L’audace de "Love It Was Not" fait son apparition très tôt, le temps d’un travelling latéral sur une forêt enneigée… dont on perçoit très clairement qu’il s’agit d’une maquette en papier ! Il en sera de même sur le reste du film : au lieu de zoomer sur les photos en y superposant les témoignages en off, la réalisatrice opte pour une reconstitution des faits sous forme de petites photos découpées sur un décor à échelle réduite, le tout parsemé d’effets sonores – dont un épais et angoissant bourdonnement – et d’incrustations visuelles qui confondent les effets de mémoire et d’immersion. Procédé fort de photomontage qui, comme suggéré plus haut, perd de sa puissance au fil du métrage sous l’effet de la répétition, Maya Sarfaty se reposant en majorité sur la complexité de cette histoire vraie et des témoignages – acquis au terme d’un long travail de recherches – pour amplifier le débat. Et en l’état, il y a de quoi : cet amour interdit entre un geôlier au cœur sensible et une jeune déportée juive souriante (en tout cas sur certaines photos prises à l’intérieur du camp) charrie en fin de compte les mêmes sentiments que dans "La Liste de Schindler" de Spielberg, où la reconnaissance soudaine de la valeur de la vie humaine au cœur de la pire machine de mort qui soit faisait dévier le monstre nazi de sa routine, comme si un salut était encore possible. Tout repose donc ici sur la quête d’humanité de deux personnages en plein fantasme d’une hypothétique vie sentimentale, quand bien même la terreur et la mort les entourent en continu.

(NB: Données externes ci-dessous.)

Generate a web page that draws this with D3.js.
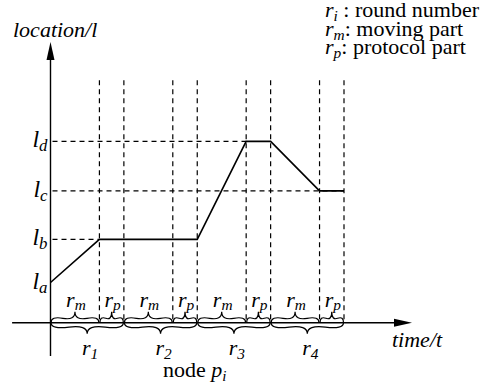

Le terrible dilemme d’Helena, jalousée par les autres détenues mais aussi jugée a posteriori par ses pairs, a ici valeur de malédiction. Même chose pour celui qui travaille ce jeune officier SS, sur lequel les témoignages – tous contradictoires – dessinent un comportement on ne peut plus ambigu (cruel avec certaines, bienveillant avec d’autres). Jusqu’au moment-clé du procès – meilleur passage du film – où la question du statut de Wunsch (est-il vraiment un « juste » ?) restera ouverte bien au-delà du verdict final. Maya Sarfaty ne prétend ainsi pas glaner une vérité sur qui ou quoi que ce soit, celle-ci étant sans doute bloquée à jamais dans le hors-champ ultime (celui de l’intime), mais préfère chercher la nuance et entretenir le doute, à l’image de cette troublante et ultime déclaration d’Helena juste avant le générique de fin : « Cela n’a jamais été de l’amour. C’était une amourette passagère ». Avec un parti pris de mise en scène qui se serait amplifié en parallèle d’une base documentaire aussi impactante, "Love It Was Not" aurait pu trôner très haut dans le genre. En l’état, il n’est que solide sur la forme et audacieux sur le fond. C’est déjà pas mal.